• DATA SECTION
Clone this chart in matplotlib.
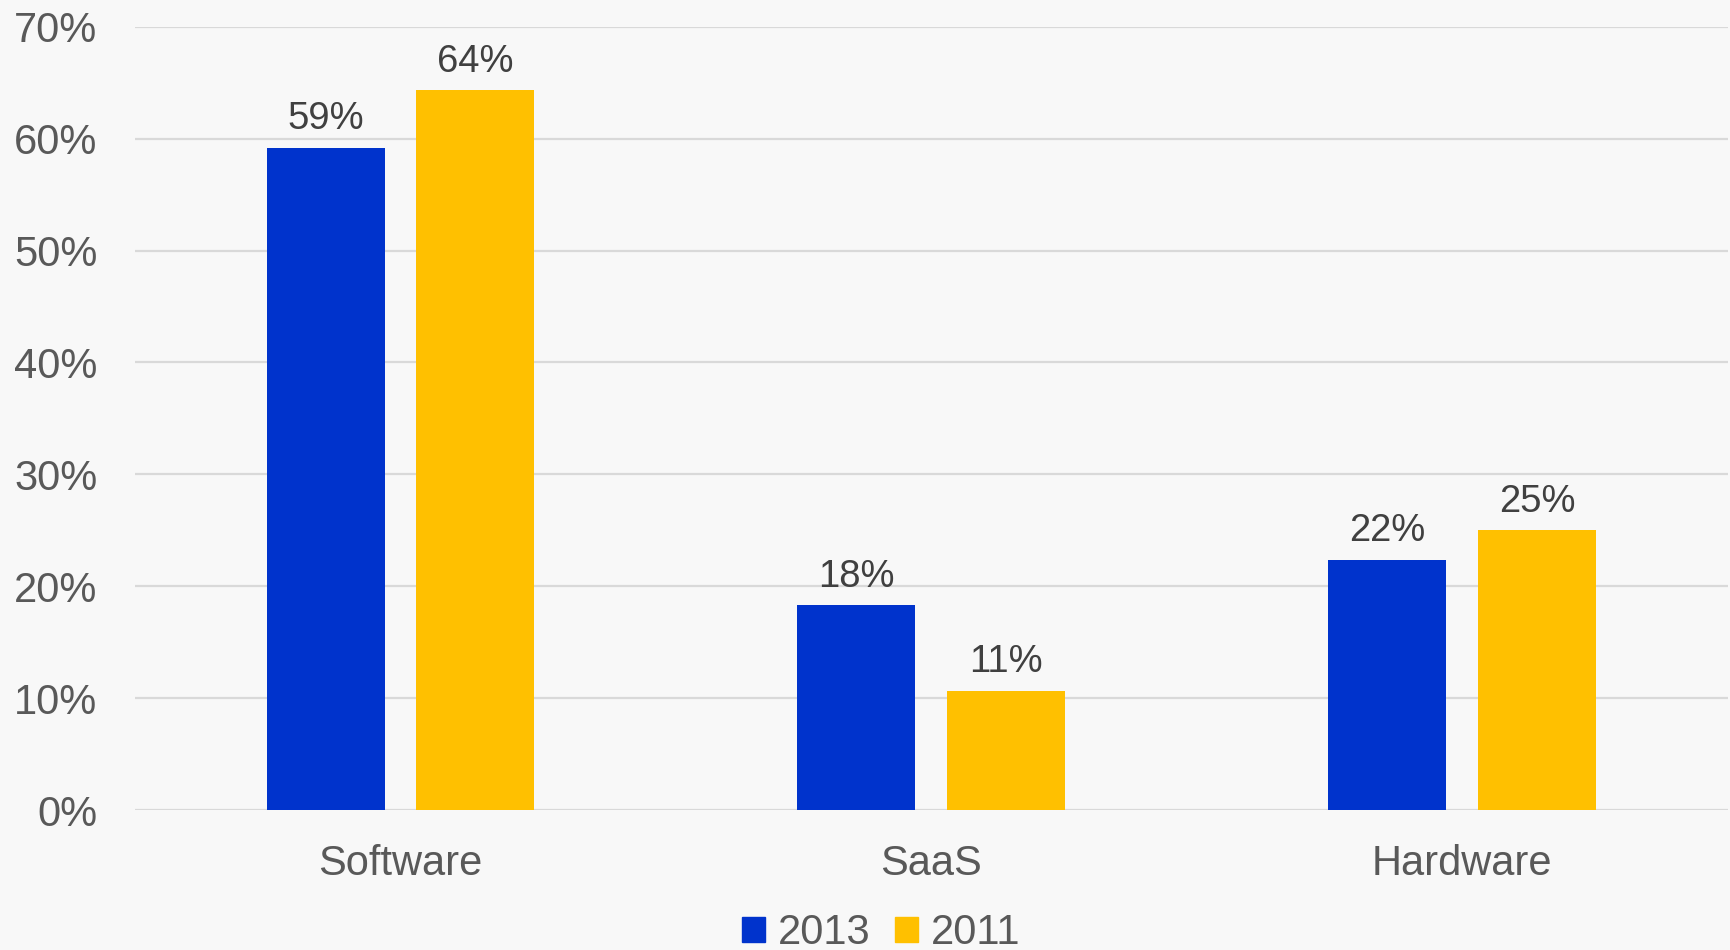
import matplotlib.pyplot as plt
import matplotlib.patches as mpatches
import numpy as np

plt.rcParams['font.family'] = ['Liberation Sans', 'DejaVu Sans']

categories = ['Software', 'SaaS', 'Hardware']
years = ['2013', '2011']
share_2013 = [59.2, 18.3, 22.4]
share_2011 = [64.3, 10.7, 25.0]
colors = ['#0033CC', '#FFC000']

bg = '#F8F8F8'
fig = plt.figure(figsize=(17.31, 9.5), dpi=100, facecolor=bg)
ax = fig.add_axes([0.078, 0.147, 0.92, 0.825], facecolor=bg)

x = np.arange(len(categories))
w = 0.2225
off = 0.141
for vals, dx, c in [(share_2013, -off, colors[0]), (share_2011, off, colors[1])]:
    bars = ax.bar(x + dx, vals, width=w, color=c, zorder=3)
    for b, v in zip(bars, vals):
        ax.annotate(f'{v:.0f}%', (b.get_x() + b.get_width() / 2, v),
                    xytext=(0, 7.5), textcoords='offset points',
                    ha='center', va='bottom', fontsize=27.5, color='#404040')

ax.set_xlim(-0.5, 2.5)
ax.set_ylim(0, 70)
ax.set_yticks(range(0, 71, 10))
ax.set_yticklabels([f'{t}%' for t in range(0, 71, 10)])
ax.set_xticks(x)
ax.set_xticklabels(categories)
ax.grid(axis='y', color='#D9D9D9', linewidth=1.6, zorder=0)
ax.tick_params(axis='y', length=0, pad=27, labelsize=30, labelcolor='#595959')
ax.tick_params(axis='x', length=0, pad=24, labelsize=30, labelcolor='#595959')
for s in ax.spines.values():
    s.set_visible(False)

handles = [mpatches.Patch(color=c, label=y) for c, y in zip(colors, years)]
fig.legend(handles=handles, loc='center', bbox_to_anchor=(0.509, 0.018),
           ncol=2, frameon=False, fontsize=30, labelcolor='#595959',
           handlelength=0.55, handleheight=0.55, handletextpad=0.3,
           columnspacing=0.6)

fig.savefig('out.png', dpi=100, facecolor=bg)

---

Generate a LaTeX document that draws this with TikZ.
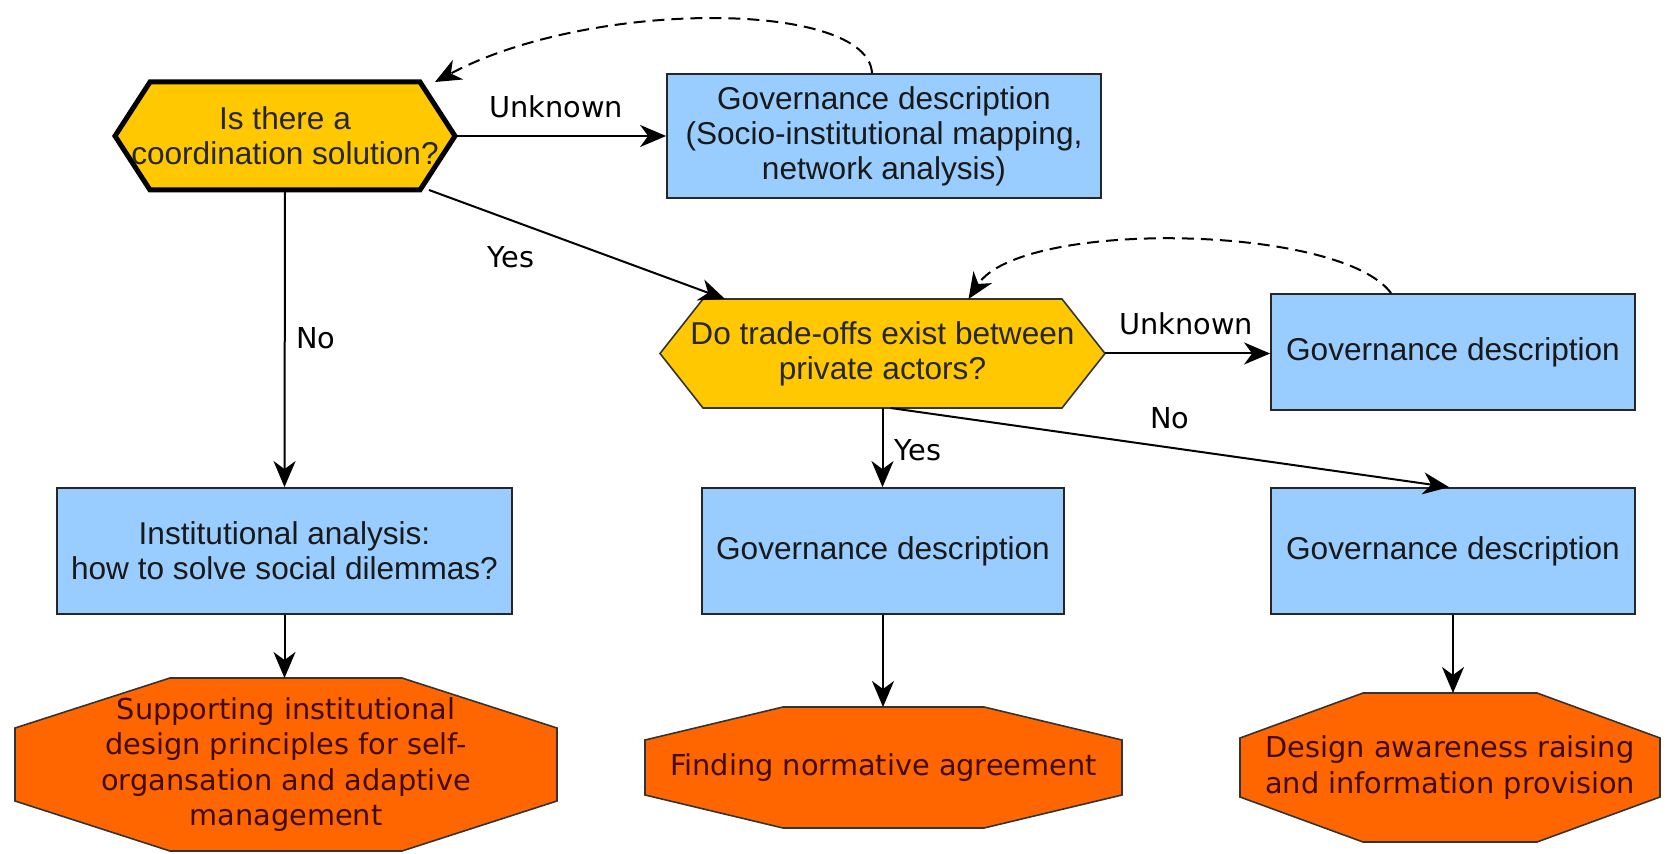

• THE EXERCISE
Give back only the lines from the one holding "Clone this chart in matplotlib." through the one holding "ax = fig.add_axes([0.078, 0.147, 0.92, 0.825], facecolor=bg)", both kept, exactly as written. Omit the images.

• REPLY
Clone this chart in matplotlib.
import matplotlib.pyplot as plt
import matplotlib.patches as mpatches
import numpy as np

plt.rcParams['font.family'] = ['Liberation Sans', 'DejaVu Sans']

categories = ['Software', 'SaaS', 'Hardware']
years = ['2013', '2011']
share_2013 = [59.2, 18.3, 22.4]
share_2011 = [64.3, 10.7, 25.0]
colors = ['#0033CC', '#FFC000']

bg = '#F8F8F8'
fig = plt.figure(figsize=(17.31, 9.5), dpi=100, facecolor=bg)
ax = fig.add_axes([0.078, 0.147, 0.92, 0.825], facecolor=bg)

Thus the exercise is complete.